I’m new here, but not so new with prometheus. I have been self hosting it for about 4 months. And I have a server running out of memory most of the time. I don’t want to add more memory (for now) and I don’t want to increase the alert limits. But I do want to disable alerts for that particular server.
I also have a Linux phone that I turn off from time to time. PrometheusTargetMissing is also in use though.
I looked around all the search engines and found some stuff here and there, but I couldn’t solve the problem.
I hope someone can help me with this. I’m starting no longer pay any attention to the warnings
The alerrts:
- alert: HostOutOfMemory
expr: node_memory_MemAvailable_bytes / node_memory_MemTotal_bytes * 100 < 10
for: 15m
labels:
severity: warning
annotations:
summary: "Host out of memory (instance {{ $labels.instance }})"
description: "Node memory is filling up (< 10% left)\n VALUE = {{ $value }}\n LABELS: {{ $labels }}"
- alert: PrometheusTargetMissing
expr: up == 0
for: 5m
labels:
severity: critical
annotations:
summary: "Prometheus target missing (instance {{ $labels.instance }})"
description: "A Prometheus target {{ $value }} has disappeared.
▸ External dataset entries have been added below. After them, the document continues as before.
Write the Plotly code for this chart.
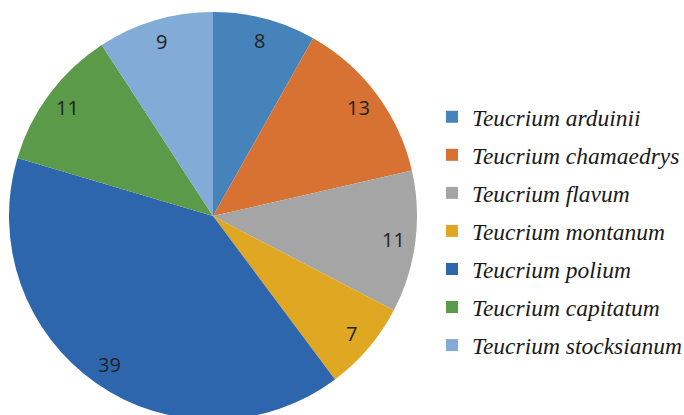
import numpy as np
import plotly.graph_objects as go

species = ["Teucrium arduinii", "Teucrium chamaedrys", "Teucrium flavum",
           "Teucrium montanum", "Teucrium polium", "Teucrium capitatum",
           "Teucrium stocksianum"]
counts = [8, 13, 11, 7, 39, 11, 9]
colors = ["#4683ba", "#d77233", "#a5a5a5", "#e0a723", "#2e66ae", "#5a9a48", "#82acd7"]

# canvas slightly larger than the 684x415 view (overflow hidden) so the pie can be clipped at bottom
W, H = 720, 430
cx, cy, R = 213, 216, 204
dom_x = [(cx - R) / W, (cx + R) / W]
dom_y = [(H - cy - R) / H, (H - cy + R) / H]

vals = np.array(counts, dtype=float)
mid_ang = np.deg2rad((np.cumsum(vals) - vals / 2) / vals.sum() * 360.0)
lab_r = 0.89 * R

fig = go.Figure()
fig.add_trace(go.Pie(
    labels=species, values=counts, sort=False, direction="clockwise", rotation=0,
    marker=dict(colors=colors, line=dict(width=0)),
    textinfo="none", hoverinfo="label+value", showlegend=False,
    domain=dict(x=dom_x, y=dom_y),
))
# legend entries (one per species) so item spacing can be controlled
for name, col in zip(species, colors):
    fig.add_trace(go.Scatter(
        x=[None], y=[None], mode="markers", name=name, legendgroup=name,
        marker=dict(symbol="square", size=12, color=col, line=dict(width=0)),
    ))
for c, a in zip(counts, mid_ang):
    fig.add_annotation(
        x=(cx + lab_r * np.sin(a)) / W, y=(H - cy + lab_r * np.cos(a)) / H,
        xref="paper", yref="paper", xanchor="center", yanchor="middle",
        text=str(c), showarrow=False,
        font=dict(family="Open Sans, Noto Sans, sans-serif", size=20, color="#222222"),
    )
fig.update_layout(
    width=W, height=H, margin=dict(l=0, r=0, t=0, b=0),
    paper_bgcolor="white", plot_bgcolor="white",
    xaxis=dict(visible=False), yaxis=dict(visible=False),
    legend=dict(
        x=432 / W, xanchor="left", y=(H - 95) / H, yanchor="top",
        font=dict(family="Liberation Serif", size=23.5,
                  color="#1a1a1a", style="italic"),
        bgcolor="rgba(0,0,0,0)", tracegroupgap=4.5,
    ),
)
fig.write_html("out.html", post_script="document.body.style.overflow='hidden';document.body.style.margin='0';")
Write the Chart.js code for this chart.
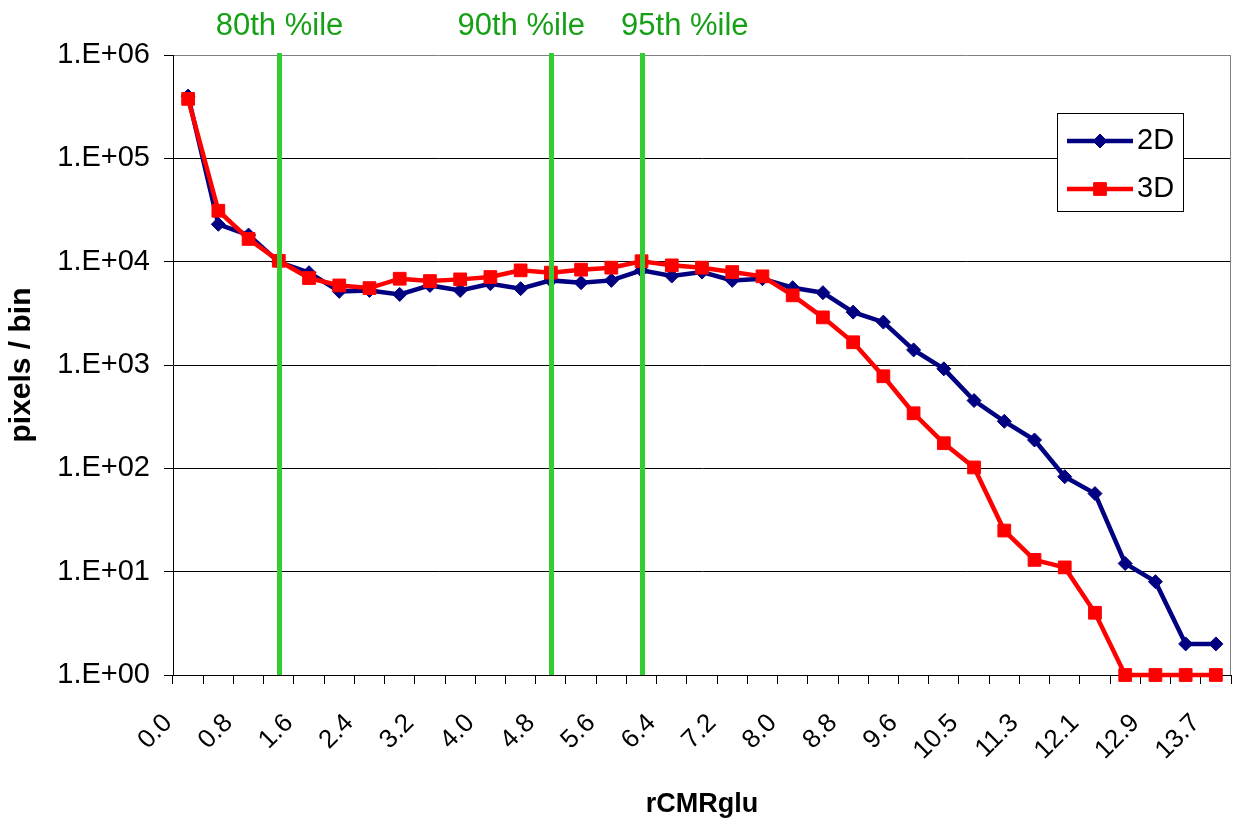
<!DOCTYPE html>
<html>
<head>
<meta charset="utf-8">
<script src="https://cdn.jsdelivr.net/npm/chart.js@4/dist/chart.umd.min.js"></script>
<style>
  html, body { margin: 0; padding: 0; background: #ffffff; }
  #wrap { width: 1233px; height: 818px; }
</style>
</head>
<body>
<div id="wrap"><canvas id="c" width="1233" height="818"></canvas></div>
<script>
// ---- data ----
const categories = ['0.0','0.4','0.8','1.2','1.6','2.0','2.4','2.8','3.2','3.6','4.0','4.4','4.8','5.2','5.6','6.0','6.4','6.8','7.2','7.6','8.0','8.4','8.8','9.2','9.6','10.1','10.5','10.9','11.3','11.7','12.1','12.5','12.9','13.3','13.7'];
const seriesNames = ['2D', '3D'];
const values2D = [400000, 23000, 18100, 9900, 7830, 5160, 5270, 4820, 5890, 5270, 6120, 5480, 6590, 6260, 6590, 8240, 7260, 7930, 6590, 6840, 5600, 5010, 3250, 2600, 1400, 918, 453, 285, 188, 83, 57, 12, 8, 2, 2];
const values3D = [376000, 31100, 16600, 10200, 6940, 5890, 5550, 6840, 6490, 6740, 7100, 8240, 7830, 8370, 8750, 10100, 9210, 8750, 7930, 7210, 4720, 2890, 1660, 778, 341, 175, 102, 25, 13, 11, 4, 1, 1, 1, 1];
const yTickValues = [1, 10, 100, 1000, 10000, 100000, 1000000];
const yTickLabels = ['1.E+00','1.E+01','1.E+02','1.E+03','1.E+04','1.E+05','1.E+06'];
const percentileIdx = [3, 12, 15];
const percentileLabels = ['80th %ile', '90th %ile', '95th %ile'];

const FONT = "'Liberation Sans', Arial, Helvetica, sans-serif";

const percentilePlugin = {
  id: 'percentiles',
  afterDatasetsDraw(chart, args, opts) {
    const { ctx, chartArea, scales } = chart;
    const x = scales.x;
    const step = x.getPixelForValue(1) - x.getPixelForValue(0);
    ctx.save();
    percentileIdx.forEach((idx, i) => {
      const px = Math.round(x.getPixelForValue(idx)) + 0.5;
      ctx.strokeStyle = '#33CC33';
      ctx.lineWidth = 5;
      ctx.beginPath();
      ctx.moveTo(px, chartArea.top - 2);
      ctx.lineTo(px, chartArea.bottom);
      ctx.stroke();
      ctx.fillStyle = '#16A016';
      ctx.font = '31px ' + FONT;
      ctx.textAlign = 'center';
      ctx.textBaseline = 'alphabetic';
      ctx.fillText(percentileLabels[i], px + opts.labelShift[i] * step, 35);
    });
    ctx.restore();
  }
};

const frameLegendPlugin = {
  id: 'frameLegend',
  beforeDatasetsDraw(chart) {
    const { ctx, chartArea } = chart;
    ctx.save();
    ctx.strokeStyle = '#808080';
    ctx.lineWidth = 1;
    ctx.beginPath();
    ctx.moveTo(Math.round(chartArea.right) - 0.5, chartArea.top);
    ctx.lineTo(Math.round(chartArea.right) - 0.5, chartArea.bottom);
    ctx.stroke();
    ctx.restore();
  },
  afterDraw(chart, args, opts) {
    const { ctx } = chart;
    const b = opts.box;
    ctx.save();
    ctx.fillStyle = '#ffffff';
    ctx.fillRect(b.x, b.y, b.w, b.h);
    ctx.strokeStyle = '#000000';
    ctx.lineWidth = 1;
    ctx.strokeRect(b.x + 0.5, b.y + 0.5, b.w, b.h);
    chart.data.datasets.forEach((ds, i) => {
      const ly = b.y + opts.rowY[i];
      ctx.strokeStyle = ds.borderColor;
      ctx.lineWidth = ds.borderWidth;
      ctx.beginPath();
      ctx.moveTo(b.x + 10, ly);
      ctx.lineTo(b.x + 76, ly);
      ctx.stroke();
      ctx.fillStyle = ds.pointBackgroundColor;
      ctx.strokeStyle = ds.pointBorderColor;
      ctx.lineWidth = ds.pointBorderWidth;
      Chart.helpers.drawPoint(ctx, { pointStyle: ds.pointStyle, radius: ds.pointRadius, rotation: 0, borderWidth: ds.pointBorderWidth }, b.x + 43, ly);
      ctx.fillStyle = '#000000';
      ctx.font = '29px ' + FONT;
      ctx.textAlign = 'left';
      ctx.textBaseline = 'middle';
      ctx.fillText(ds.label, b.x + 80, ly);
    });
    ctx.restore();
  }
};

new Chart(document.getElementById('c'), {
  type: 'line',
  data: {
    labels: categories,
    datasets: [
      {
        label: seriesNames[0],
        data: values2D,
        order: 1,
        borderColor: '#000080',
        backgroundColor: '#000080',
        borderWidth: 4.5,
        pointStyle: 'rectRot',
        pointRadius: 7,
        pointBackgroundColor: '#000080',
        pointBorderColor: '#000080',
        pointBorderWidth: 1,
        tension: 0,
        clip: false
      },
      {
        label: seriesNames[1],
        data: values3D,
        order: 0,
        borderColor: '#FF0000',
        backgroundColor: '#FF0000',
        borderWidth: 4.5,
        pointStyle: 'rect',
        pointRadius: 9,
        pointBackgroundColor: '#FF0000',
        pointBorderColor: '#FF0000',
        pointBorderWidth: 1,
        tension: 0,
        clip: false
      }
    ]
  },
  options: {
    responsive: false,
    animation: false,
    events: [],
    layout: { autoPadding: false, padding: { top: 55, right: 2, bottom: 0, left: 0 } },
    plugins: {
      legend: { display: false },
      tooltip: { enabled: false },
      percentiles: { labelShift: [0, -1, 1.4] },
      frameLegend: { box: { x: 1057, y: 113, w: 126, h: 98 }, rowY: [28, 76] }
    },
    scales: {
      x: {
        type: 'category',
        offset: true,
        grid: { display: true, drawOnChartArea: false, drawTicks: true, tickLength: 9, color: '#000000', lineWidth: 1, offset: true },
        border: { display: true, color: '#000000', width: 1 },
        ticks: {
          autoSkip: false,
          minRotation: 45,
          maxRotation: 45,
          labelOffset: -20,
          padding: 24,
          color: '#000000',
          font: { family: FONT, size: 26 },
          callback: (v, i) => (i % 2 === 0 ? categories[i] : '')
        },
        title: {
          display: true,
          text: 'rCMRglu',
          color: '#000000',
          font: { family: FONT, size: 27, weight: 'bold', lineHeight: 1 },
          padding: { top: 0, bottom: 0 }
        },
        afterFit: (s) => { s.height = 143; s.paddingLeft = 0; s.paddingRight = 0; }
      },
      y: {
        type: 'logarithmic',
        min: 1,
        max: 1000000,
        afterBuildTicks: (s) => { s.ticks = yTickValues.map(v => ({ value: v })); },
        grid: {
          color: (c) => (c.tick && c.tick.value === 1000000 ? '#808080' : '#000000'),
          tickColor: '#000000',
          tickLength: 9,
          lineWidth: 1
        },
        border: { display: true, color: '#000000', width: 1 },
        ticks: {
          padding: 14,
          color: '#000000',
          font: { family: FONT, size: 29 },
          callback: (v, i) => yTickLabels[i]
        },
        title: {
          display: true,
          text: 'pixels / bin',
          color: '#000000',
          font: { family: FONT, size: 30, weight: 'bold', lineHeight: 1 },
          padding: { top: 7, bottom: 0 }
        },
        afterFit: (s) => { s.width = 173; s.paddingTop = 0; s.paddingBottom = 0; }
      }
    }
  },
  plugins: [percentilePlugin, frameLegendPlugin]
});
</script>
</body>
</html>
An exporter might have crashed."
So you are wanting to not fire alerts for two specific servers?
You could change the alert query to exclude the server you don’t want to alert on.
You could change the alert routing to send the unwanted alert to a null receiver.
You could add silences to ignore the firing alerts you don’t want.
In Prometheus land everything hangs on labels: You use labels in a query, you use labels for alert routing & you use labels for silences.
So in your query you would include a label selector that excludes the server(s) you want. This could be on an instance label (which might have the IP address or DNS name), but could equally be a “type” label or something else.
Overall it really depends on what you are wanting to do. Changing the alert expression would make an alert never fire at all, while adjusting the alert routing or creating a silence will still cause the alert to fire, but it just wouldn’t have any effect. However that does mean that going to the Alertmanager or Prometheus UI would list that alert as firing (because it is).
As an example of a query which excludes something you could do up{instance!="ignore.example.com"} == 0 which would fire for all servers where up = 0, except for the one with the instance label of ignore.example.com
That works so far. I’m also trying to add another instance. But {instance!="IP1|IP2"} doesn’t seem to work. It should be possible to add more than one instance, right?
Thank you so much for your help! I really appreciate it. And also thanks for the link, which is also very helpful.
I will try the alarm silence between backup times (0-5pm) again, which I have tried a few times now. I’m not quite sure how that works either, but I’ll try that myself first before creating a new topic
That’s it and the solution is marked. It took me a while to get around that. Thanks again!